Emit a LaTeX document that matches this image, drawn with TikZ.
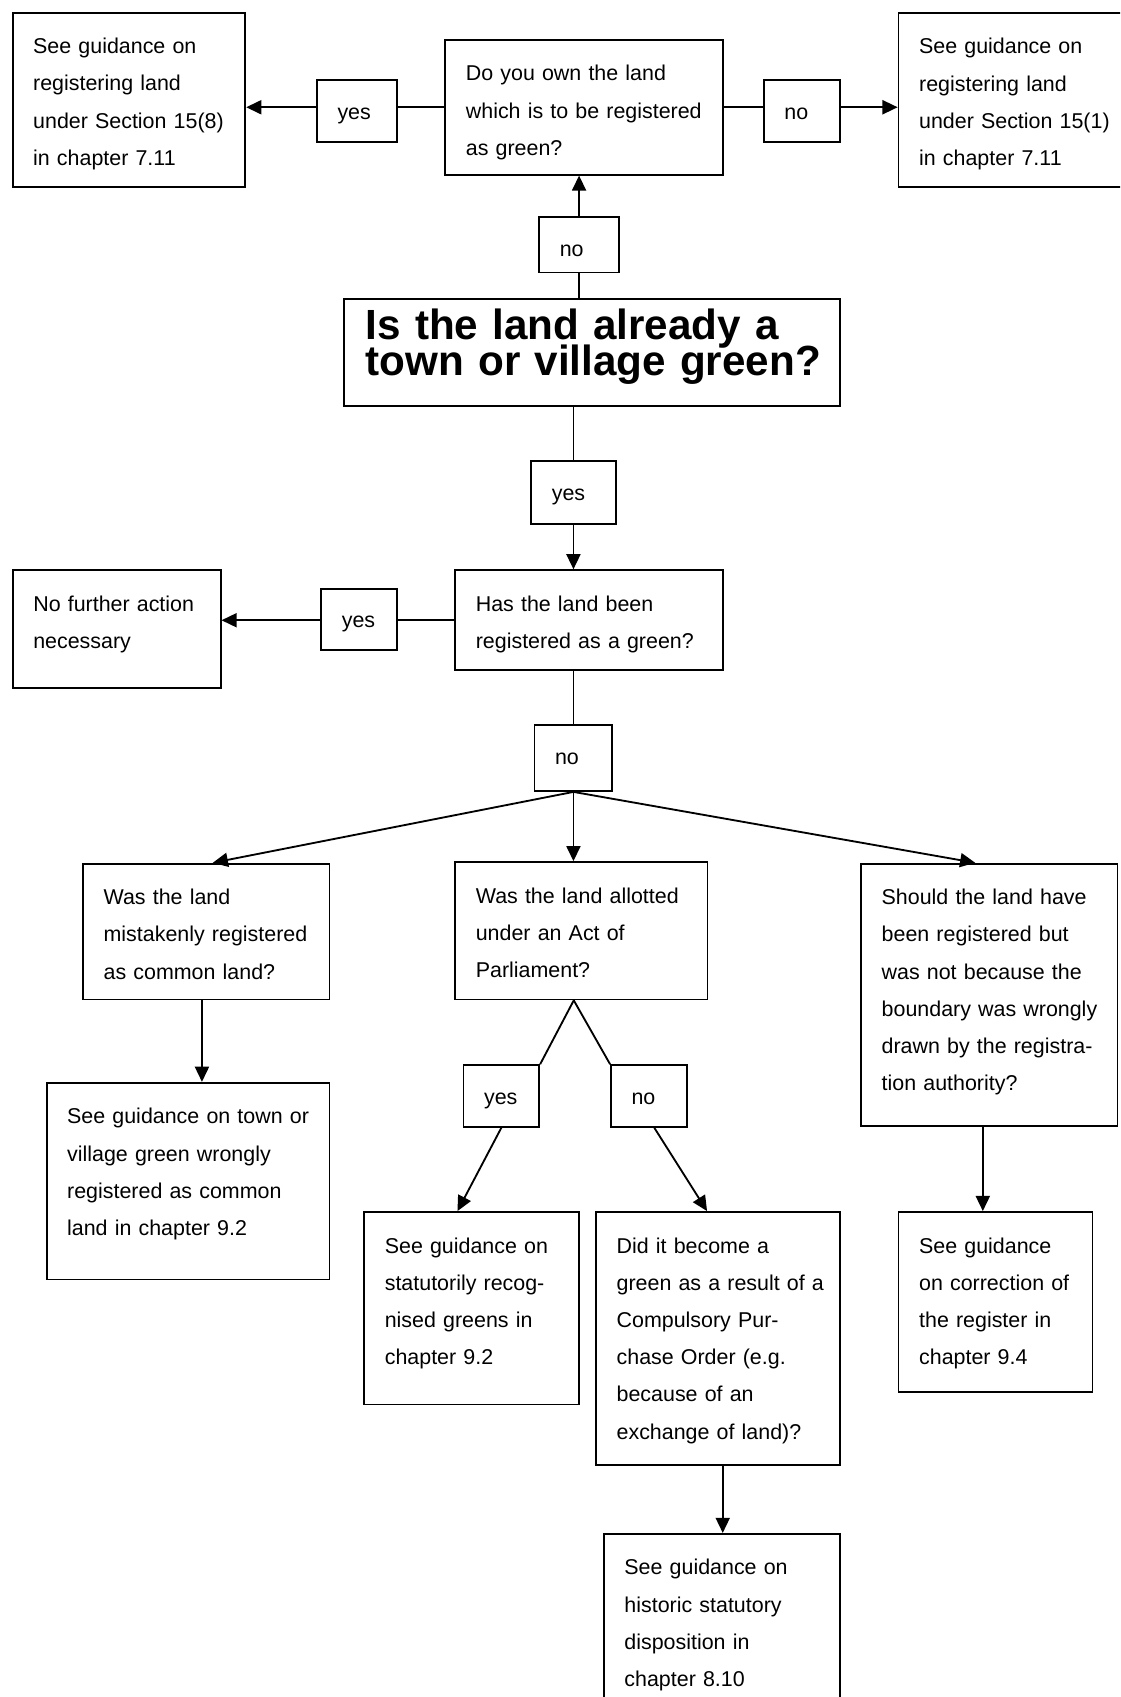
\documentclass[tikz,border=0pt]{standalone}
\usepackage{fontspec}
\setmainfont{Liberation Sans}
\usetikzlibrary{arrows.meta}
\newcommand{\txtfont}{\fontsize{19.8pt}{34.4pt}\selectfont}
\newcommand{\ttlfont}{\fontsize{39pt}{33pt}\selectfont\bfseries\lineskiplimit=-50pt}

\begin{document}
\begin{tikzpicture}[x=1pt, y=-1pt,
    box/.style={rectangle, draw, line width=1.7pt, anchor=north west, align=left,
                inner xsep=0pt, inner ysep=23.4pt, text height=14.5pt, font=\txtfont,
                execute at begin node={\leftskip=19pt}},
    tag/.style={rectangle, draw, line width=1.7pt, anchor=north west, align=left,
                inner sep=0pt, minimum height=57pt, text height=15.6pt, text depth=0pt,
                font=\txtfont, execute at begin node={\leftskip=19pt}},
    link/.style={line width=1.7pt},
    arr/.style={line width=1.7pt, -{Triangle[length=14pt, width=13pt]}}]

    \useasboundingbox (0,0) rectangle (1035,1568);
    \clip (0,0) rectangle (1035,1568);

    % Ownership question
    \node[box, text width=256.4pt, text depth=63.2pt] (own) at (410.6,36) {Do you own the land\\which is to be registered\\as green?};
    \node[box, text width=215pt, text depth=99.8pt] (sec8) at (10.8,10.8) {See guidance on\\registering land\\under Section 15(8)\\in chapter 7.11};
    \node[box, text width=216pt, text depth=99.7pt] (sec1) at (829.4,11) {See guidance on\\registering land\\under Section 15(1)\\in chapter 7.11};
    \node[tag, text width=74.3pt] (ownyes) at (292,73) {yes};
    \node[tag, text width=70.6pt] (ownno) at (705,73) {no};

    % Main question
    \node[box, font=\ttlfont, inner ysep=9.2pt, text height=28pt, text width=458.4pt, text depth=52.2pt,
          execute at begin node={\leftskip=20pt}] (green) at (317.2,275.7) {Is the land already a\\town or village green?};
    \node[tag, text width=73.6pt, minimum height=51.4pt, text height=21.2pt] (greenno) at (497.4,199.6) {no};
    \node[tag, text width=78pt, minimum height=58pt, text height=14.6pt] (greenyes) at (490,425) {yes};

    % Registration question
    \node[box, text width=247.2pt, text depth=31.2pt] (registered) at (419.8,526) {Has the land been\\registered as a green?};
    \node[box, text width=192.1pt, text depth=47.2pt] (noaction) at (10.9,526.1) {No further action\\necessary};
    \node[tag, text width=70.3pt] (regyes) at (296,543) {yes};
    \node[tag, text width=72pt, minimum height=60.6pt, text height=12pt] (regno) at (493,669.4) {no};

    % Three checks
    \node[box, text width=227.7pt, text depth=64.1pt] (mistaken) at (75.9,797.2) {Was the land\\mistakenly registered\\as common land?};
    \node[box, text width=233pt, text depth=65.6pt] (allotted) at (419.8,795.7) {Was the land allotted\\under an Act of\\Parliament?};
    \node[box, text width=236.9pt, text depth=181.1pt] (boundary) at (794.8,797.2) {Should the land have\\been registered but\\was not because the\\boundary was wrongly\\drawn by the registra-\\tion authority?};

    % Outcomes
    \node[box, text width=261.4pt, text depth=120.4pt] (commonfix) at (42.2,999.6) {See guidance on town or\\village green wrongly\\registered as common\\land in chapter 9.2};
    \node[tag, text width=70pt] (actyes) at (427.4,983.3) {yes};
    \node[tag, text width=70pt] (actno) at (563.7,983.3) {no};
    \node[box, text width=198.3pt, text depth=116.6pt] (statutory) at (335.7,1119) {See guidance on\\statutorily recog-\\nised greens in\\chapter 9.2};
    \node[box, text width=225.1pt, text depth=172.6pt] (cpo) at (549.9,1119) {Did it become a\\green as a result of a\\Compulsory Pur-\\chase Order (e.g.\\because of an\\exchange of land)?};
    \node[box, text width=179.2pt, text depth=105.2pt] (correction) at (829.4,1119) {See guidance\\on correction of\\the register in\\chapter 9.4};
    \node[box, text width=217.9pt, text depth=102.3pt] (historic) at (557.1,1416.4) {See guidance on\\historic statutory\\disposition in\\chapter 8.10};

    % Arrows, top row
    \draw[link] (own.west) -- (own.west -| ownyes.east);
    \draw[arr] (own.west -| ownyes.west) -- (own.west -| sec8.east);
    \draw[link] (own.east) -- (own.east -| ownno.west);
    \draw[arr] (own.east -| ownno.east) -- (own.east -| sec1.west);

    % Arrows, main question
    \draw[link] (green.north -| greenno.south) -- (greenno.south);
    \draw[arr] (greenno.north) -- (greenno.north |- own.south);
    \draw[link] (green.south -| greenyes.north) -- (greenyes.north);
    \draw[arr] (greenyes.south) -- (greenyes.south |- registered.north);

    % Arrows, registration question
    \draw[link] (registered.west) -- (registered.west -| regyes.east);
    \draw[arr] (registered.west -| regyes.west) -- (registered.west -| noaction.east);
    \draw[link] (registered.south -| regno.north) -- (regno.north);
    \draw[arr] (regno.south) -- ([xshift=6pt]mistaken.north);
    \draw[arr] (regno.south) -- (regno.south |- allotted.north);
    \draw[arr] (regno.south) -- ([xshift=-13pt]boundary.north);

    % Arrows, lower part
    \draw[arr] ([xshift=-4pt]mistaken.south) -- ([xshift=-4pt]mistaken.south |- commonfix.north);
    \draw[link] ([xshift=-7pt]allotted.south) -- (actyes.north east);
    \draw[link] ([xshift=-7pt]allotted.south) -- (actno.north west);
    \draw[arr] (actyes.south) -- ([xshift=-13pt]statutory.north);
    \draw[arr] ([xshift=5pt]actno.south) -- ([xshift=-10pt]cpo.north);
    \draw[arr] ([xshift=-6pt]boundary.south) -- ([xshift=-6pt]boundary.south |- correction.north);
    \draw[arr] ([xshift=4.5pt]cpo.south) -- ([xshift=4.5pt]cpo.south |- historic.north);
\end{tikzpicture}
\end{document}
_ _ _ _
Stated problem » Retype everything in the material word for word, minus pictures.

Response »
Emit a LaTeX document that matches this image, drawn with TikZ.
\documentclass[tikz,border=0pt]{standalone}
\usepackage{fontspec}
\setmainfont{Liberation Sans}
\usetikzlibrary{arrows.meta}
\newcommand{\txtfont}{\fontsize{19.8pt}{34.4pt}\selectfont}
\newcommand{\ttlfont}{\fontsize{39pt}{33pt}\selectfont\bfseries\lineskiplimit=-50pt}

\begin{document}
\begin{tikzpicture}[x=1pt, y=-1pt,
    box/.style={rectangle, draw, line width=1.7pt, anchor=north west, align=left,
                inner xsep=0pt, inner ysep=23.4pt, text height=14.5pt, font=\txtfont,
                execute at begin node={\leftskip=19pt}},
    tag/.style={rectangle, draw, line width=1.7pt, anchor=north west, align=left,
                inner sep=0pt, minimum height=57pt, text height=15.6pt, text depth=0pt,
                font=\txtfont, execute at begin node={\leftskip=19pt}},
    link/.style={line width=1.7pt},
    arr/.style={line width=1.7pt, -{Triangle[length=14pt, width=13pt]}}]

    \useasboundingbox (0,0) rectangle (1035,1568);
    \clip (0,0) rectangle (1035,1568);

    % Ownership question
    \node[box, text width=256.4pt, text depth=63.2pt] (own) at (410.6,36) {Do you own the land\\which is to be registered\\as green?};
    \node[box, text width=215pt, text depth=99.8pt] (sec8) at (10.8,10.8) {See guidance on\\registering land\\under Section 15(8)\\in chapter 7.11};
    \node[box, text width=216pt, text depth=99.7pt] (sec1) at (829.4,11) {See guidance on\\registering land\\under Section 15(1)\\in chapter 7.11};
    \node[tag, text width=74.3pt] (ownyes) at (292,73) {yes};
    \node[tag, text width=70.6pt] (ownno) at (705,73) {no};

    % Main question
    \node[box, font=\ttlfont, inner ysep=9.2pt, text height=28pt, text width=458.4pt, text depth=52.2pt,
          execute at begin node={\leftskip=20pt}] (green) at (317.2,275.7) {Is the land already a\\town or village green?};
    \node[tag, text width=73.6pt, minimum height=51.4pt, text height=21.2pt] (greenno) at (497.4,199.6) {no};
    \node[tag, text width=78pt, minimum height=58pt, text height=14.6pt] (greenyes) at (490,425) {yes};

    % Registration question
    \node[box, text width=247.2pt, text depth=31.2pt] (registered) at (419.8,526) {Has the land been\\registered as a green?};
    \node[box, text width=192.1pt, text depth=47.2pt] (noaction) at (10.9,526.1) {No further action\\necessary};
    \node[tag, text width=70.3pt] (regyes) at (296,543) {yes};
    \node[tag, text width=72pt, minimum height=60.6pt, text height=12pt] (regno) at (493,669.4) {no};

    % Three checks
    \node[box, text width=227.7pt, text depth=64.1pt] (mistaken) at (75.9,797.2) {Was the land\\mistakenly registered\\as common land?};
    \node[box, text width=233pt, text depth=65.6pt] (allotted) at (419.8,795.7) {Was the land allotted\\under an Act of\\Parliament?};
    \node[box, text width=236.9pt, text depth=181.1pt] (boundary) at (794.8,797.2) {Should the land have\\been registered but\\was not because the\\boundary was wrongly\\drawn by the registra-\\tion authority?};

    % Outcomes
    \node[box, text width=261.4pt, text depth=120.4pt] (commonfix) at (42.2,999.6) {See guidance on town or\\village green wrongly\\registered as common\\land in chapter 9.2};
    \node[tag, text width=70pt] (actyes) at (427.4,983.3) {yes};
    \node[tag, text width=70pt] (actno) at (563.7,983.3) {no};
    \node[box, text width=198.3pt, text depth=116.6pt] (statutory) at (335.7,1119) {See guidance on\\statutorily recog-\\nised greens in\\chapter 9.2};
    \node[box, text width=225.1pt, text depth=172.6pt] (cpo) at (549.9,1119) {Did it become a\\green as a result of a\\Compulsory Pur-\\chase Order (e.g.\\because of an\\exchange of land)?};
    \node[box, text width=179.2pt, text depth=105.2pt] (correction) at (829.4,1119) {See guidance\\on correction of\\the register in\\chapter 9.4};
    \node[box, text width=217.9pt, text depth=102.3pt] (historic) at (557.1,1416.4) {See guidance on\\historic statutory\\disposition in\\chapter 8.10};

    % Arrows, top row
    \draw[link] (own.west) -- (own.west -| ownyes.east);
    \draw[arr] (own.west -| ownyes.west) -- (own.west -| sec8.east);
    \draw[link] (own.east) -- (own.east -| ownno.west);
    \draw[arr] (own.east -| ownno.east) -- (own.east -| sec1.west);

    % Arrows, main question
    \draw[link] (green.north -| greenno.south) -- (greenno.south);
    \draw[arr] (greenno.north) -- (greenno.north |- own.south);
    \draw[link] (green.south -| greenyes.north) -- (greenyes.north);
    \draw[arr] (greenyes.south) -- (greenyes.south |- registered.north);

    % Arrows, registration question
    \draw[link] (registered.west) -- (registered.west -| regyes.east);
    \draw[arr] (registered.west -| regyes.west) -- (registered.west -| noaction.east);
    \draw[link] (registered.south -| regno.north) -- (regno.north);
    \draw[arr] (regno.south) -- ([xshift=6pt]mistaken.north);
    \draw[arr] (regno.south) -- (regno.south |- allotted.north);
    \draw[arr] (regno.south) -- ([xshift=-13pt]boundary.north);

    % Arrows, lower part
    \draw[arr] ([xshift=-4pt]mistaken.south) -- ([xshift=-4pt]mistaken.south |- commonfix.north);
    \draw[link] ([xshift=-7pt]allotted.south) -- (actyes.north east);
    \draw[link] ([xshift=-7pt]allotted.south) -- (actno.north west);
    \draw[arr] (actyes.south) -- ([xshift=-13pt]statutory.north);
    \draw[arr] ([xshift=5pt]actno.south) -- ([xshift=-10pt]cpo.north);
    \draw[arr] ([xshift=-6pt]boundary.south) -- ([xshift=-6pt]boundary.south |- correction.north);
    \draw[arr] ([xshift=4.5pt]cpo.south) -- ([xshift=4.5pt]cpo.south |- historic.north);
\end{tikzpicture}
\end{document}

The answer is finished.